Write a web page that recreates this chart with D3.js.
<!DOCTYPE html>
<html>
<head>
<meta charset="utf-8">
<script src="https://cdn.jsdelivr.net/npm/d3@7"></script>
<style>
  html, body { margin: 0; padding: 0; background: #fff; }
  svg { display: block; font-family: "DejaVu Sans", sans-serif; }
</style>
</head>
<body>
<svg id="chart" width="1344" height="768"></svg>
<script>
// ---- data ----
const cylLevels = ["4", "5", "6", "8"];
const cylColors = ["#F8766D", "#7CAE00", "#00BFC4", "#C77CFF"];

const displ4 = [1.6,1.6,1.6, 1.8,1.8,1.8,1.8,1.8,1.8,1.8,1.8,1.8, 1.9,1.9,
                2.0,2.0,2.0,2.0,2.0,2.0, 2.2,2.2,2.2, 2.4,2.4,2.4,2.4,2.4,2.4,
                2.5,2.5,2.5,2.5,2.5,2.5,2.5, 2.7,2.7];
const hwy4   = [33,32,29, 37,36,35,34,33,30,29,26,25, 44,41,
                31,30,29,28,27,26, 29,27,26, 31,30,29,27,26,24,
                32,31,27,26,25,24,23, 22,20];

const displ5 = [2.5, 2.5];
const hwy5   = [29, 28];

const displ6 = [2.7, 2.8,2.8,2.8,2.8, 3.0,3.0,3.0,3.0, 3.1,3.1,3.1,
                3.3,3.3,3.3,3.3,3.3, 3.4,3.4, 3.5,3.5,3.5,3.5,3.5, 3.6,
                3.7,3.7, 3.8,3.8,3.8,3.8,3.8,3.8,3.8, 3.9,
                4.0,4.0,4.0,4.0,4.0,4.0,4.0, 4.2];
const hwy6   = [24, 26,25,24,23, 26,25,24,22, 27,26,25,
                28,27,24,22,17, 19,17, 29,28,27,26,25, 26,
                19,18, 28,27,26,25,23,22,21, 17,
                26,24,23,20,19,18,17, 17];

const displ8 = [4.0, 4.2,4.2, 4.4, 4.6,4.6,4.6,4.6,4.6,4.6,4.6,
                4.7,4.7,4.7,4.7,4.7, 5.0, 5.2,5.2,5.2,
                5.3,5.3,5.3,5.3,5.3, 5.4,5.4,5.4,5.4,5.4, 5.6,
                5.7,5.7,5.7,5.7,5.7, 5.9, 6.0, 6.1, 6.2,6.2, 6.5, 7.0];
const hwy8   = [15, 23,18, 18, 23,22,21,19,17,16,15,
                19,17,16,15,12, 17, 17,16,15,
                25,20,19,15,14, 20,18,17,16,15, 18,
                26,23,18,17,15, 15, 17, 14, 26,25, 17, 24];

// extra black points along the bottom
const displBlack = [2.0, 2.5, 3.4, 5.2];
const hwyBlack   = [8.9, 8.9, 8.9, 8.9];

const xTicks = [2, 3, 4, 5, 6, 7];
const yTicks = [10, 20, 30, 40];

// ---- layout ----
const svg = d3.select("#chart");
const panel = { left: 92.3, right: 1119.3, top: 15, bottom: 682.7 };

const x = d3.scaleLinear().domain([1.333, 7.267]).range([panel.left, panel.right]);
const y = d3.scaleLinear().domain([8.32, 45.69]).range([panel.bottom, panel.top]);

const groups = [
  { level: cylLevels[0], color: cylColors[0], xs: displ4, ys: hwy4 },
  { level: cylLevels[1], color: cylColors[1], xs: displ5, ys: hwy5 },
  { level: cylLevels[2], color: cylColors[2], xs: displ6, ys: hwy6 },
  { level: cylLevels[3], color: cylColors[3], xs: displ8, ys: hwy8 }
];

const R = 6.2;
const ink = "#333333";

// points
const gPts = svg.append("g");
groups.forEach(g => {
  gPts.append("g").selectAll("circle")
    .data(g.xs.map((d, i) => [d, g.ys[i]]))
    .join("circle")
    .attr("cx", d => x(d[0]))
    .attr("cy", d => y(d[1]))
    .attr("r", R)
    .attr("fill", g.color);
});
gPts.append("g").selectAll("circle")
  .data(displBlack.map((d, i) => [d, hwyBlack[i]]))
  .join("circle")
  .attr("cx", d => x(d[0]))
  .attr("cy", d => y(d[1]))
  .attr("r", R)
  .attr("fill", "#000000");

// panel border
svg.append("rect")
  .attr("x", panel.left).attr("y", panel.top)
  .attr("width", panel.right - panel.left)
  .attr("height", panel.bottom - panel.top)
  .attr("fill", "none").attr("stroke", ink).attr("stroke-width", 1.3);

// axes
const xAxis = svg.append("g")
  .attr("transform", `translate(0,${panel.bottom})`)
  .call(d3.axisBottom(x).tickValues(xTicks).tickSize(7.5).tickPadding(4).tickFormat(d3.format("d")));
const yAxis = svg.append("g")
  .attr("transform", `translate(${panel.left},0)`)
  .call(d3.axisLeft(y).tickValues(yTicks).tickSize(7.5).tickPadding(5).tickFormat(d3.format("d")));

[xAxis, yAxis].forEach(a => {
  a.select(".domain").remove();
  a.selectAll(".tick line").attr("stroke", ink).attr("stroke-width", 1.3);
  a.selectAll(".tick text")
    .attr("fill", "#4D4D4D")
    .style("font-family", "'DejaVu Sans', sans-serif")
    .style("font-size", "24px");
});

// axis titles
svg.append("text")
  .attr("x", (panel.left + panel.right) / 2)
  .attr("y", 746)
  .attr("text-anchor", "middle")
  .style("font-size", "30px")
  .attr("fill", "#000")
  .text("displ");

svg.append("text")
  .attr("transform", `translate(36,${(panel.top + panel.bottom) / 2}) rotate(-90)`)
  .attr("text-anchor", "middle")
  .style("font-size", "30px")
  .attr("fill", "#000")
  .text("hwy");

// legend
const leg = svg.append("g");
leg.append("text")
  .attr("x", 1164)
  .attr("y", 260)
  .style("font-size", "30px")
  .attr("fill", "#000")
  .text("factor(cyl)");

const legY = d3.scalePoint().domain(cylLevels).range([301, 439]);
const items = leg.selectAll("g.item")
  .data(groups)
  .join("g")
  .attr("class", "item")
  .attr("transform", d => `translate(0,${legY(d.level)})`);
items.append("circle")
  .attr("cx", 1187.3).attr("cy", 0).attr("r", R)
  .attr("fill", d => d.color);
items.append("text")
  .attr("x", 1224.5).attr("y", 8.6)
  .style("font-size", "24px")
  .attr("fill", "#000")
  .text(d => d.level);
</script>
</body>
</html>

───

Return, please, the lines of the data from the first through the line containing "26,24,23,20,19,18,17, 17];", both kept, exactly as they stand and nothing more.

Write a web page that recreates this chart with D3.js.
<!DOCTYPE html>
<html>
<head>
<meta charset="utf-8">
<script src="https://cdn.jsdelivr.net/npm/d3@7"></script>
<style>
  html, body { margin: 0; padding: 0; background: #fff; }
  svg { display: block; font-family: "DejaVu Sans", sans-serif; }
</style>
</head>
<body>
<svg id="chart" width="1344" height="768"></svg>
<script>
// ---- data ----
const cylLevels = ["4", "5", "6", "8"];
const cylColors = ["#F8766D", "#7CAE00", "#00BFC4", "#C77CFF"];

const displ4 = [1.6,1.6,1.6, 1.8,1.8,1.8,1.8,1.8,1.8,1.8,1.8,1.8, 1.9,1.9,
                2.0,2.0,2.0,2.0,2.0,2.0, 2.2,2.2,2.2, 2.4,2.4,2.4,2.4,2.4,2.4,
                2.5,2.5,2.5,2.5,2.5,2.5,2.5, 2.7,2.7];
const hwy4   = [33,32,29, 37,36,35,34,33,30,29,26,25, 44,41,
                31,30,29,28,27,26, 29,27,26, 31,30,29,27,26,24,
                32,31,27,26,25,24,23, 22,20];

const displ5 = [2.5, 2.5];
const hwy5   = [29, 28];

const displ6 = [2.7, 2.8,2.8,2.8,2.8, 3.0,3.0,3.0,3.0, 3.1,3.1,3.1,
                3.3,3.3,3.3,3.3,3.3, 3.4,3.4, 3.5,3.5,3.5,3.5,3.5, 3.6,
                3.7,3.7, 3.8,3.8,3.8,3.8,3.8,3.8,3.8, 3.9,
                4.0,4.0,4.0,4.0,4.0,4.0,4.0, 4.2];
const hwy6   = [24, 26,25,24,23, 26,25,24,22, 27,26,25,
                28,27,24,22,17, 19,17, 29,28,27,26,25, 26,
                19,18, 28,27,26,25,23,22,21, 17,
                26,24,23,20,19,18,17, 17];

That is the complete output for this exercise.